Akimbo Systems Inc., a video-on-demand service that uses the Internet to deliver shows to television sets, said Wednesday it inked a deal to bring video from Yahoo Inc. to its subscribers.
Akimbo, a privately held company based in San Mateo, Calif., said viewers will be able to browse a regularly updated selection of Yahoo's popular videos, then watch the clips on their TV screens, without extra charge.
Video coming from Yahoo includes featured user-submitted clips selected by Yahoo editors and the most-watched clips of the week and of all time.
The most-watched clips could include professionally produced television and movie video, and Akimbo said Yahoo will clear them for copyright issues before they appear on the service.
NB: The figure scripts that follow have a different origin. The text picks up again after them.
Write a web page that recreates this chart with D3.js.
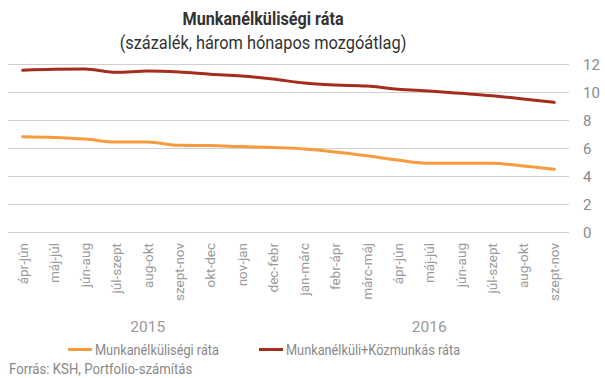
<!DOCTYPE html>
<html><head><meta charset="utf-8">
<script src="https://cdn.jsdelivr.net/npm/d3@7"></script>
<style>body{margin:0;background:#fff;}svg{display:block;font-family:Roboto,"Noto Sans",sans-serif;}</style>
</head><body>
<svg id="c" width="605" height="378"></svg>
<script>
const categories = ["ápr-jún","máj-júl","jún-aug","júl-szept","aug-okt","szept-nov","okt-dec","nov-jan","dec-febr","jan-márc","febr-ápr","márc-máj","ápr-jún","máj-júl","jún-aug","júl-szept","aug-okt","szept-nov"];
const years = [{label:"2015", from:0, to:8},{label:"2016", from:9, to:17}];
const unemp = [6.83,6.78,6.66,6.45,6.45,6.21,6.2,6.12,6.05,5.95,5.74,5.47,5.16,4.93,4.93,4.93,4.74,4.5];
const unempPublic = [11.57,11.64,11.66,11.43,11.52,11.45,11.29,11.16,10.95,10.66,10.52,10.45,10.22,10.09,9.93,9.76,9.52,9.28];
const yTicks = [0,2,4,6,8,10,12];
const seriesNames = ["Munkanélküliségi ráta","Munkanélküli+Közmunkás ráta"];
const colors = ["#f89a3e","#a52d1d"];

const svg = d3.select("#c");
const x = d3.scaleBand().domain(d3.range(categories.length)).range([7, 570]);
const y = d3.scaleLinear().domain([0,12]).range([232.3, 64.3]);

// helper: horizontally condensed text
function ctext(g, tx, ty, sx, anchor){
  return g.append("text").attr("transform",`translate(${tx},${ty}) scale(${sx},1)`).attr("text-anchor",anchor||"start");
}

// grid
svg.append("g").selectAll("line").data(yTicks).join("line")
  .attr("x1",8).attr("x2",569)
  .attr("y1",d=>Math.round(y(d))+0.5).attr("y2",d=>Math.round(y(d))+0.5)
  .attr("stroke","#d0d0d0").attr("stroke-width",1);
svg.append("g").selectAll("text").data(yTicks).join("text")
  .attr("x",583).attr("y",d=>y(d)).attr("dy","0.35em")
  .attr("fill","#8a8a8a").attr("font-size",15).text(d=>d);

// category labels
const cx = i => x(i) + x.bandwidth()/2;
svg.append("g").selectAll("text").data(categories).join("text")
  .attr("transform",(d,i)=>`translate(${cx(i)+5},243) rotate(-90)`)
  .attr("text-anchor","end").attr("fill","#999").attr("font-size",13.5).text(d=>d);
svg.append("g").selectAll("text").data(years).join("text")
  .attr("x",d=>(cx(d.from)+cx(d.to))/2).attr("y",332)
  .attr("text-anchor","middle").attr("fill","#999").attr("font-size",15.5).text(d=>d.label);

// lines
const line = d3.line().x((d,i)=>cx(i)).y(d=>y(d)).curve(d3.curveMonotoneX);
[unemp, unempPublic].forEach((s,k)=>{
  svg.append("path").datum(s).attr("d",line).attr("fill","none")
    .attr("stroke",colors[k]).attr("stroke-width",3).attr("stroke-linejoin","round").attr("stroke-linecap","round");
});

// title
ctext(svg,263,25,0.9,"middle").attr("font-weight","bold").attr("font-size",18).attr("fill","#333").text("Munkanélküliségi ráta");
ctext(svg,263,49,0.91,"middle").attr("font-size",18).attr("fill","#333").text("(százalék, három hónapos mozgóátlag)");

// legend
const legX = [68, 259];
seriesNames.forEach((n,k)=>{
  svg.append("line").attr("x1",legX[k]).attr("x2",legX[k]+24).attr("y1",349.5).attr("y2",349.5)
    .attr("stroke",colors[k]).attr("stroke-width",3);
  ctext(svg,legX[k]+27,354.5,0.85).attr("fill","#888").attr("font-size",15).text(n);
});
ctext(svg,9,373.5,0.88).attr("fill","#888").attr("font-size",15).text("Forrás: KSH, Portfolio-számítás");
</script>
</body></html>
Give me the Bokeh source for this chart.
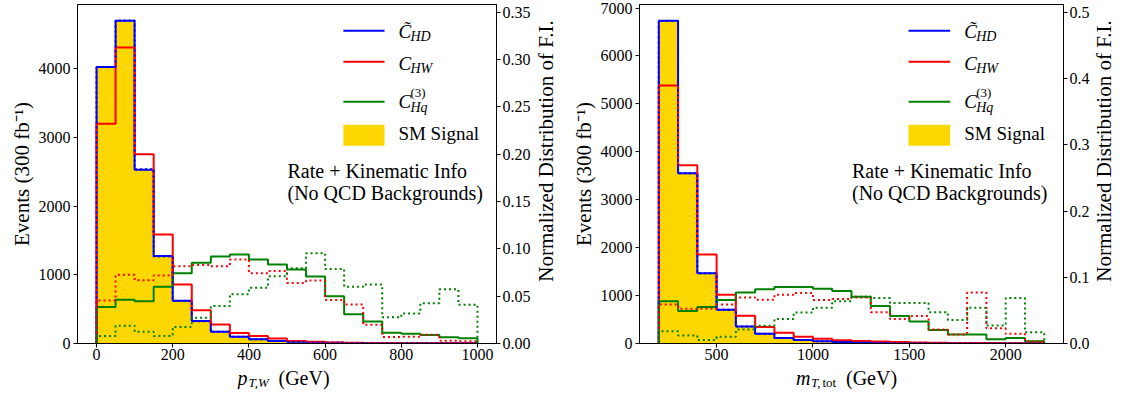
import math
from bokeh.plotting import figure
from bokeh.layouts import row, column
from bokeh.models import (Range1d, LinearAxis, FixedTicker, NumeralTickFormatter,
                          Label, BoxAnnotation)
from bokeh.embed import file_html
from bokeh.resources import INLINE

# ---------------- data ----------------
pt_edges = [0, 50, 100, 150, 200, 250, 300, 350, 400, 450, 500,
            550, 600, 650, 700, 750, 800, 850, 900, 950, 1000]
sm_pt = [4020, 4700, 2528, 1268, 620, 325, 170, 97, 62, 36, 25, 15, 10, 8, 6, 5, 4, 3, 2, 2]
chd_pt = [4025, 4700, 2530, 1272, 622, 328, 172, 98, 62, 37, 25, 16, 11, 8, 6, 5, 4, 3, 2, 2]
chw_pt = [3200, 4310, 2755, 1585, 858, 484, 275, 152, 108, 74, 38, 24, 15, 11, 8, 6, 5, 4, 3, 3]
chq_pt = [530, 638, 615, 826, 1022, 1177, 1266, 1294, 1224, 1149, 1079, 976, 689, 427, 319,
          155, 141, 122, 90, 76]
fi_chd_pt = [0.292, 0.341, 0.184, 0.092, 0.045, 0.0236, 0.0123, 0.007, 0.0045, 0.0026,
             0.0018, 0.0011, 0.0007, 0.0006, 0.0004, 0.0004, 0.0003, 0.0002, 0.0001, 0.0001]
fi_chw_pt = [0.0454, 0.0725, 0.0668, 0.0719, 0.0817, 0.083, 0.0817, 0.0886, 0.0743, 0.0766,
             0.064, 0.0664, 0.046, 0.0412, 0.0198, 0.0068, 0.007, 0.0092, 0.0028, 0.0025]
fi_chq_pt = [0.0079, 0.0188, 0.0123, 0.0079, 0.0174, 0.0273, 0.0395, 0.0521, 0.0589, 0.0709,
             0.0794, 0.0954, 0.0787, 0.06, 0.0623, 0.0276, 0.0317, 0.0426, 0.0572, 0.0409]

mt_edges = [200, 300, 400, 500, 600, 700, 800, 900, 1000, 1100, 1200,
            1300, 1400, 1500, 1600, 1700, 1800, 1900, 2000, 2100, 2200]
sm_mt = [6730, 3550, 1465, 705, 355, 200, 114, 74, 47, 30, 20, 15, 10, 8, 6, 5, 4, 3, 2, 2]
chd_mt = [6735, 3552, 1467, 706, 357, 202, 115, 75, 48, 30, 20, 15, 10, 8, 6, 5, 4, 3, 2, 2]
chw_mt = [5386, 3720, 1856, 1017, 579, 343, 222, 140, 101, 68, 54, 40, 30, 22, 16, 12, 10, 8, 6, 5]
chq_mt = [882, 680, 760, 908, 1063, 1130, 1178, 1178, 1144, 1097, 976, 781, 573, 458, 282,
          190, 190, 89, 115, 48]
fi_chd_mt = [0.487, 0.257, 0.106, 0.051, 0.0258, 0.0146, 0.0083, 0.0054, 0.0035, 0.0022,
             0.0014, 0.0011, 0.0007, 0.0006, 0.0004, 0.0004, 0.0003, 0.0002, 0.0001, 0.0001]
fi_chw_mt = [0.059, 0.0525, 0.0525, 0.059, 0.0696, 0.0662, 0.0735, 0.0764, 0.0657, 0.0671,
             0.0696, 0.0472, 0.037, 0.0414, 0.021, 0.0137, 0.0769, 0.0229, 0.0146, 0.003]
fi_chq_mt = [0.0185, 0.0122, 0.0054, 0.0102, 0.021, 0.0268, 0.037, 0.0467, 0.054, 0.0638,
             0.0706, 0.0686, 0.0613, 0.0613, 0.0472, 0.0356, 0.054, 0.0273, 0.0686, 0.0171]

pt_xticks = [0, 200, 400, 600, 800, 1000]
pt_yticks = [0, 1000, 2000, 3000, 4000]
pt_fiticks = [0.0, 0.05, 0.10, 0.15, 0.20, 0.25, 0.30, 0.35]
mt_xticks = [500, 1000, 1500, 2000]
mt_yticks = [0, 1000, 2000, 3000, 4000, 5000, 6000, 7000]
mt_fiticks = [0.0, 0.1, 0.2, 0.3, 0.4, 0.5]

BLUE, RED, GREEN, GOLD = "#0000FF", "#FF0000", "#008000", "#FFD700"
FONT = "Liberation Serif"
MBT, FH, MBB = 4, 339, 23
H_MAIN = MBT + FH + MBB
H_STRIP = 23


def step_path(edges, vals):
    xs = [edges[0]] + list(edges) + [edges[-1]]
    ys = [0] + list(vals) + [vals[-1], 0]
    return xs, ys


def txt(p, x, y, text, size, style="normal", align="left", angle=0.0):
    p.add_layout(Label(x=x, y=y, x_units="screen", y_units="screen", text=text,
                       text_font=FONT, text_font_size=f"{size}px", text_font_style=style,
                       text_color="black", text_align=align, text_baseline="middle",
                       angle=angle))


def blank(width, height, mbl=0, mbr=0):
    s = figure(width=width, height=height, output_backend="svg",
               toolbar_location=None, x_axis_type=None, y_axis_type=None,
               min_border_left=mbl, min_border_right=mbr, min_border_top=0,
               min_border_bottom=0, x_range=Range1d(0, 1), y_range=Range1d(0, 1))
    s.outline_line_color = None
    s.xgrid.visible = False
    s.ygrid.visible = False
    s.background_fill_color = "white"
    s.border_fill_color = "white"
    return s


def panel(edges, sm, chd, chw, chq, fchd, fchw, fchq, xr, yr, fir, xt, yt, ft, ffmt,
          mbl, fw, mbr):
    p = figure(width=mbl + fw + mbr, height=H_MAIN, x_range=Range1d(*xr),
               y_range=Range1d(*yr), output_backend="svg", toolbar_location=None,
               min_border_left=mbl, min_border_right=mbr,
               min_border_top=MBT, min_border_bottom=MBB)
    p.extra_y_ranges = {"fi": Range1d(*fir)}
    p.xgrid.visible = False
    p.ygrid.visible = False
    p.outline_line_color = "black"
    p.outline_line_alpha = 1.0
    p.outline_line_width = 1
    p.background_fill_color = "white"
    p.border_fill_color = "white"

    fi_axis = LinearAxis(y_range_name="fi")
    p.add_layout(fi_axis, "right")

    for ax in [p.xaxis[0], p.yaxis[0], fi_axis]:
        ax.axis_line_color = "black"
        ax.major_tick_line_color = "black"
        ax.major_tick_out = 4
        ax.major_tick_in = 0
        ax.minor_tick_line_color = None
        ax.major_label_text_font = FONT
        ax.major_label_text_font_size = "16px"
        ax.major_label_text_color = "black"
        ax.axis_label_text_font = FONT
        ax.axis_label_text_font_size = "21px"
        ax.axis_label_text_font_style = "normal"
        ax.axis_label_text_color = "black"
        ax.major_label_standoff = 3
        ax.axis_label_standoff = 2

    p.xaxis[0].ticker = FixedTicker(ticks=xt)
    p.xaxis[0].major_label_standoff = 1
    p.yaxis[0].ticker = FixedTicker(ticks=yt)
    p.yaxis[0].axis_label = "Events (300 fb⁻¹)"
    fi_axis.ticker = FixedTicker(ticks=ft)
    fi_axis.formatter = NumeralTickFormatter(format=ffmt)
    fi_axis.major_label_standoff = 2

    # SM signal fill
    p.varea_step(x=edges, y1=[0] * len(edges), y2=list(sm) + [sm[-1]], step_mode="after",
                 fill_color=GOLD, fill_alpha=1.0)
    # event histograms (solid)
    for vals, col in [(chd, BLUE), (chw, RED), (chq, GREEN)]:
        xs, ys = step_path(edges, vals)
        p.step(xs, ys, mode="after", line_color=col, line_width=2)
    # normalized F.I. (dotted, twin axis)
    for vals, col in [(fchd, BLUE), (fchw, RED), (fchq, GREEN)]:
        xs, ys = step_path(edges, vals)
        p.step(xs, ys, mode="after", line_color=col, line_width=2, line_dash="2 3",
               y_range_name="fi")

    # legend (custom, for math-style labels); offsets measured from the frame top
    lx0, lx1, tx = 0.633 * fw, 0.731 * fw, 0.764 * fw
    for off, col in [(26.3, BLUE), (57.3, RED), (97.3, GREEN)]:
        p.add_layout(BoxAnnotation(left=lx0, right=lx1, bottom=FH - off - 1, top=FH - off + 1,
                                   left_units="screen", right_units="screen",
                                   bottom_units="screen", top_units="screen",
                                   fill_color=col, fill_alpha=1.0, line_color=None))
    p.add_layout(BoxAnnotation(left=lx0, right=lx1, bottom=FH - 141.3, top=FH - 120.3,
                               left_units="screen", right_units="screen",
                               bottom_units="screen", top_units="screen",
                               fill_color=GOLD, fill_alpha=1.0, line_color=None))
    txt(p, tx, FH - 27.2, "C\u0303", 19, "italic")
    txt(p, tx + 12, FH - 32.2, "HD", 14, "italic")
    txt(p, tx, FH - 58.8, "C", 19, "italic")
    txt(p, tx + 12, FH - 63.8, "HW", 14, "italic")
    txt(p, tx, FH - 97.2, "C", 19, "italic")
    txt(p, tx + 12, FH - 103.2, "Hq", 14, "italic")
    txt(p, tx + 12, FH - 87.7, "(3)", 13)
    txt(p, tx, FH - 129.0, "SM Signal", 19)

    txt(p, 0.5 * fw, 0.510 * FH, "Rate + Kinematic Info", 20)
    txt(p, 0.5 * fw, 0.443 * FH, "(No QCD Backgrounds)", 20)
    return p


def ylabel_strip(width, xc):
    s = blank(width, H_MAIN)
    txt(s, xc, H_MAIN - (MBT + FH / 2), "Normalized Distribution of F.I.", 21,
        align="center", angle=math.pi / 2)
    return s


def xlabel_strip(mbl, fw, mbr, parts):
    s = blank(mbl + fw + mbr, H_STRIP, mbl, mbr)
    cx = fw / 2
    for dx, y, t, size, style in parts:
        txt(s, cx + dx, y, t, size, style)
    return s


L_MBL, L_FW, L_MBR, L_YL = 77, 420, 36, 34
R_MBL, R_FW, R_MBR, R_YL = 72, 425, 28, 22

left = panel(pt_edges, sm_pt, chd_pt, chw_pt, chq_pt, fi_chd_pt, fi_chw_pt, fi_chq_pt,
             (-50, 1050), (0, 4935), (0, 0.358), pt_xticks, pt_yticks, pt_fiticks, "0.00",
             L_MBL, L_FW, L_MBR)
right = panel(mt_edges, sm_mt, chd_mt, chw_mt, chq_mt, fi_chd_mt, fi_chw_mt, fi_chq_mt,
              (100, 2300), (0, 7074), (0, 0.512), mt_xticks, mt_yticks, mt_fiticks, "0.0",
              R_MBL, R_FW, R_MBR)
left_yl = ylabel_strip(L_YL, 12)
right_yl = ylabel_strip(R_YL, 11)

left_lab = xlabel_strip(L_MBL, L_FW, L_MBR + L_YL,
                        [(-50, 11.5, "p", 20, "italic"), (-39, 7.4, "T,W", 13, "italic"),
                         (-9, 11.5, "(GeV)", 20, "normal")])
right_lab = xlabel_strip(R_MBL, R_FW, R_MBR + R_YL,
                         [(-56, 11.5, "m", 20, "italic"), (-41, 7.4, "T,", 13, "italic"),
                          (-29.5, 7.4, "tot", 13, "normal"), (-6, 11.5, "(GeV)", 20, "normal")])

layout = column(row(left, left_yl, right, right_yl), row(left_lab, right_lab))
open("out.html", "w").write(file_html(layout, INLINE))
For amateur video, Yahoo's terms of service already give the online company broad distribution rights.
Financial terms of the partnership were not disclosed. Akimbo's service, which lets customers access more than 14,000 movies, TV shows and other video on demand, costs $9.99 per month. The latest model of its set-top box sells for $199.99 on Amazon.com.
The partnership, announced at the International Consumer Electronics Show in Las Vegas, further underscores the convergence of TVs and personal computers. CBS Corp. said Tuesday it will broadcast user-generated video from Google Inc.'s YouTube before the Super Bowl.
CBS also is working with Sling Media Inc. to let users post clips from its TV shows on the Web and share them with friends. Sling Media said it hopes to make similar deals with other networks and officially launch the service in the second quarter of this year.
Also on Tuesday, Apple's Chief Executive Officer Steve Jobs unveiled Apple TV, a 40-gigabyte hard drive that connects televisions to computers and the Internet.